- **Task requirements**
Go through the material and write it all out exactly, minus the pictures.
━━━━━━━━━━
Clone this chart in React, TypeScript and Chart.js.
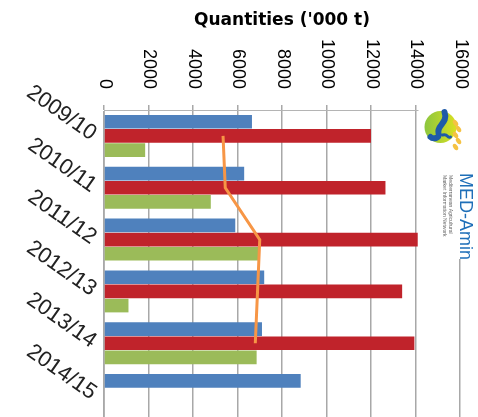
import React, { useEffect, useRef } from 'react';
import { Chart, registerables } from 'chart.js';

Chart.register(...registerables);

const categories = ['2009/10', '2010/11', '2011/12', '2012/13', '2013/14', '2014/15'];
const blueValues = [6650, 6300, 5900, 7200, 7100, 8840];
const redValues = [12000, 12650, 14100, 13400, 13950, null];
const greenValues = [1850, 4800, 7000, 1100, 6860, null];
const lineValues = [5350, 5450, 7000, 6900, 6800, null];
const xMin = 0;
const xMax = 16000;
const xStep = 2000;

const titleText = "Quantities ('000 t)";
const logoTitle = 'MED-Amin';
const logoSub1 = 'Mediterranean Agricultural';
const logoSub2 = 'Market Information Network';

const logoPlugin = {
  id: 'medAminLogo',
  afterDraw(chart: any) {
    const { ctx, chartArea, scales } = chart;
    const xs = scales.x;
    const left = xs.getPixelForValue(14000) + 3;
    const right = left + 55;
    const top = chartArea.top - 6;
    const bottom = chartArea.top + 149;
    ctx.save();
    ctx.fillStyle = '#ffffff';
    ctx.fillRect(left, top, right - left, bottom - top);
    const cx = left + 22;
    const cy = chartArea.top + 17;
    const r = 16;
    const g = ctx.createLinearGradient(cx - r, cy, cx + r, cy);
    g.addColorStop(0, '#8cc63f');
    g.addColorStop(1, '#d9e021');
    ctx.fillStyle = g;
    ctx.beginPath();
    ctx.arc(cx, cy, r, 0, Math.PI * 2);
    ctx.fill();
    ctx.strokeStyle = '#1e5aa8';
    ctx.lineWidth = 6;
    ctx.lineCap = 'round';
    ctx.beginPath();
    ctx.moveTo(cx + 4, cy - r + 1);
    ctx.bezierCurveTo(cx + 8, cy - 4, cx - 4, cy - 2, cx - 2, cy + 6);
    ctx.bezierCurveTo(cx, cy + 12, cx - 8, cy + 12, cx - 10, cy + 10);
    ctx.stroke();
    ctx.lineWidth = 3;
    ctx.beginPath();
    ctx.moveTo(cx + 2, cy + 8);
    ctx.bezierCurveTo(cx + 8, cy + 6, cx + 6, cy + 12, cx + 10, cy + 10);
    ctx.stroke();
    ctx.fillStyle = '#f5c242';
    for (let i = 0; i < 5; i++) {
      ctx.beginPath();
      ctx.ellipse(cx + r - 1 + (i % 2) * 3, cy - 4 + i * 6, 2.2, 3.5, -0.6, 0, Math.PI * 2);
      ctx.fill();
    }
    ctx.translate(right - 9, chartArea.top + 63);
    ctx.rotate(Math.PI / 2);
    ctx.fillStyle = '#1f6fb8';
    ctx.font = '18px "Liberation Sans", sans-serif';
    ctx.textAlign = 'left';
    ctx.textBaseline = 'middle';
    ctx.fillText(logoTitle, 0, 0);
    ctx.fillStyle = '#666666';
    ctx.font = '5px "Liberation Sans", sans-serif';
    ctx.fillText(logoSub1, 2, 14);
    ctx.fillText(logoSub2, 2, 20);
    ctx.restore();
  },
};

export default function App() {
  const ref = useRef<HTMLCanvasElement>(null);
  useEffect(() => {
    const chart = new Chart(ref.current as HTMLCanvasElement, {
      type: 'bar',
      data: {
        labels: categories,
        datasets: [
          { type: 'bar', label: 'A', data: blueValues, backgroundColor: '#4F81BD', order: 2 } as any,
          { type: 'bar', label: 'B', data: redValues, backgroundColor: '#C0232B', order: 2 } as any,
          { type: 'bar', label: 'C', data: greenValues, backgroundColor: '#9BBB59', order: 2 } as any,
          {
            type: 'line',
            label: 'D',
            data: lineValues,
            borderColor: '#F79646',
            backgroundColor: '#F79646',
            borderWidth: 3,
            pointRadius: 0,
            indexAxis: 'y',
            order: 1,
            tension: 0,
          } as any,
        ],
      },
      options: {
        responsive: false,
        animation: false,
        indexAxis: 'y',
        layout: { padding: { left: 0, right: 18, top: 0, bottom: 0 } },
        datasets: {
          bar: { categoryPercentage: 0.82, barPercentage: 0.96 },
        } as any,
        plugins: {
          legend: { display: false },
          tooltip: { enabled: false },
          title: {
            display: true,
            text: titleText,
            fullSize: false,
            color: '#000000',
            font: { family: '"DejaVu Sans", sans-serif', size: 17, weight: 'bold', lineHeight: '20px' } as any,
            padding: { top: 11, bottom: 0 },
          },
        },
        scales: {
          x: {
            position: 'top',
            min: xMin,
            max: xMax,
            ticks: {
              stepSize: xStep,
              autoSkip: false,
              minRotation: -90,
              maxRotation: -90,
              padding: 16,
              labelOffset: -21,
              color: '#000000',
              font: { family: '"Liberation Sans", sans-serif', size: 18 },
              callback: (v: any) => String(v),
            },
            grid: { color: '#a8a8a8', tickLength: 5, lineWidth: 1.5, tickWidth: 1.5, tickColor: '#a8a8a8', display: true, drawOnChartArea: true, drawTicks: true },
            border: { display: true, color: '#b4b4b4', width: 1 },
            afterFit: (s: any) => {
              s.height = 79;
              s.paddingLeft = 0;
              s.paddingRight = 0;
              s._getXAxisLabelAlignment = () => 'right';
            },
          } as any,
          y: {
            ticks: {
              minRotation: -35,
              maxRotation: -35,
              padding: 10,
              color: '#222222',
              font: { family: '"Liberation Sans", sans-serif', size: 22 },
            },
            grid: { display: false, drawTicks: false },
            border: { display: true, color: '#b4b4b4' },
            afterFit: (s: any) => {
              s.width = 104;
              s.paddingTop = 0;
              s.paddingBottom = 0;
            },
          } as any,
        },
      },
      plugins: [logoPlugin],
    });
    return () => chart.destroy();
  }, []);
  return (
    <div style={{ position: 'fixed', left: 0, top: 0, width: 478, height: 417, overflow: 'hidden', background: '#ffffff' }}>
      <canvas ref={ref} width={478} height={421} style={{ display: 'block', width: 478, height: 421 }} />
    </div>
  );
}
━━━━━━━━━━
- **Solution to the exercise**
Clone this chart in React, TypeScript and Chart.js.
import React, { useEffect, useRef } from 'react';
import { Chart, registerables } from 'chart.js';

Chart.register(...registerables);

const categories = ['2009/10', '2010/11', '2011/12', '2012/13', '2013/14', '2014/15'];
const blueValues = [6650, 6300, 5900, 7200, 7100, 8840];
const redValues = [12000, 12650, 14100, 13400, 13950, null];
const greenValues = [1850, 4800, 7000, 1100, 6860, null];
const lineValues = [5350, 5450, 7000, 6900, 6800, null];
const xMin = 0;
const xMax = 16000;
const xStep = 2000;

const titleText = "Quantities ('000 t)";
const logoTitle = 'MED-Amin';
const logoSub1 = 'Mediterranean Agricultural';
const logoSub2 = 'Market Information Network';

const logoPlugin = {
  id: 'medAminLogo',
  afterDraw(chart: any) {
    const { ctx, chartArea, scales } = chart;
    const xs = scales.x;
    const left = xs.getPixelForValue(14000) + 3;
    const right = left + 55;
    const top = chartArea.top - 6;
    const bottom = chartArea.top + 149;
    ctx.save();
    ctx.fillStyle = '#ffffff';
    ctx.fillRect(left, top, right - left, bottom - top);
    const cx = left + 22;
    const cy = chartArea.top + 17;
    const r = 16;
    const g = ctx.createLinearGradient(cx - r, cy, cx + r, cy);
    g.addColorStop(0, '#8cc63f');
    g.addColorStop(1, '#d9e021');
    ctx.fillStyle = g;
    ctx.beginPath();
    ctx.arc(cx, cy, r, 0, Math.PI * 2);
    ctx.fill();
    ctx.strokeStyle = '#1e5aa8';
    ctx.lineWidth = 6;
    ctx.lineCap = 'round';
    ctx.beginPath();
    ctx.moveTo(cx + 4, cy - r + 1);
    ctx.bezierCurveTo(cx + 8, cy - 4, cx - 4, cy - 2, cx - 2, cy + 6);
    ctx.bezierCurveTo(cx, cy + 12, cx - 8, cy + 12, cx - 10, cy + 10);
    ctx.stroke();
    ctx.lineWidth = 3;
    ctx.beginPath();
    ctx.moveTo(cx + 2, cy + 8);
    ctx.bezierCurveTo(cx + 8, cy + 6, cx + 6, cy + 12, cx + 10, cy + 10);
    ctx.stroke();
    ctx.fillStyle = '#f5c242';
    for (let i = 0; i < 5; i++) {
      ctx.beginPath();
      ctx.ellipse(cx + r - 1 + (i % 2) * 3, cy - 4 + i * 6, 2.2, 3.5, -0.6, 0, Math.PI * 2);
      ctx.fill();
    }
    ctx.translate(right - 9, chartArea.top + 63);
    ctx.rotate(Math.PI / 2);
    ctx.fillStyle = '#1f6fb8';
    ctx.font = '18px "Liberation Sans", sans-serif';
    ctx.textAlign = 'left';
    ctx.textBaseline = 'middle';
    ctx.fillText(logoTitle, 0, 0);
    ctx.fillStyle = '#666666';
    ctx.font = '5px "Liberation Sans", sans-serif';
    ctx.fillText(logoSub1, 2, 14);
    ctx.fillText(logoSub2, 2, 20);
    ctx.restore();
  },
};

export default function App() {
  const ref = useRef<HTMLCanvasElement>(null);
  useEffect(() => {
    const chart = new Chart(ref.current as HTMLCanvasElement, {
      type: 'bar',
      data: {
        labels: categories,
        datasets: [
          { type: 'bar', label: 'A', data: blueValues, backgroundColor: '#4F81BD', order: 2 } as any,
          { type: 'bar', label: 'B', data: redValues, backgroundColor: '#C0232B', order: 2 } as any,
          { type: 'bar', label: 'C', data: greenValues, backgroundColor: '#9BBB59', order: 2 } as any,
          {
            type: 'line',
            label: 'D',
            data: lineValues,
            borderColor: '#F79646',
            backgroundColor: '#F79646',
            borderWidth: 3,
            pointRadius: 0,
            indexAxis: 'y',
            order: 1,
            tension: 0,
          } as any,
        ],
      },
      options: {
        responsive: false,
        animation: false,
        indexAxis: 'y',
        layout: { padding: { left: 0, right: 18, top: 0, bottom: 0 } },
        datasets: {
          bar: { categoryPercentage: 0.82, barPercentage: 0.96 },
        } as any,
        plugins: {
          legend: { display: false },
          tooltip: { enabled: false },
          title: {
            display: true,
            text: titleText,
            fullSize: false,
            color: '#000000',
            font: { family: '"DejaVu Sans", sans-serif', size: 17, weight: 'bold', lineHeight: '20px' } as any,
            padding: { top: 11, bottom: 0 },
          },
        },
        scales: {
          x: {
            position: 'top',
            min: xMin,
            max: xMax,
            ticks: {
              stepSize: xStep,
              autoSkip: false,
              minRotation: -90,
              maxRotation: -90,
              padding: 16,
              labelOffset: -21,
              color: '#000000',
              font: { family: '"Liberation Sans", sans-serif', size: 18 },
              callback: (v: any) => String(v),
            },
            grid: { color: '#a8a8a8', tickLength: 5, lineWidth: 1.5, tickWidth: 1.5, tickColor: '#a8a8a8', display: true, drawOnChartArea: true, drawTicks: true },
            border: { display: true, color: '#b4b4b4', width: 1 },
            afterFit: (s: any) => {
              s.height = 79;
              s.paddingLeft = 0;
              s.paddingRight = 0;
              s._getXAxisLabelAlignment = () => 'right';
            },
          } as any,
          y: {
            ticks: {
              minRotation: -35,
              maxRotation: -35,
              padding: 10,
              color: '#222222',
              font: { family: '"Liberation Sans", sans-serif', size: 22 },
            },
            grid: { display: false, drawTicks: false },
            border: { display: true, color: '#b4b4b4' },
            afterFit: (s: any) => {
              s.width = 104;
              s.paddingTop = 0;
              s.paddingBottom = 0;
            },
          } as any,
        },
      },
      plugins: [logoPlugin],
    });
    return () => chart.destroy();
  }, []);
  return (
    <div style={{ position: 'fixed', left: 0, top: 0, width: 478, height: 417, overflow: 'hidden', background: '#ffffff' }}>
      <canvas ref={ref} width={478} height={421} style={{ display: 'block', width: 478, height: 421 }} />
    </div>
  );
}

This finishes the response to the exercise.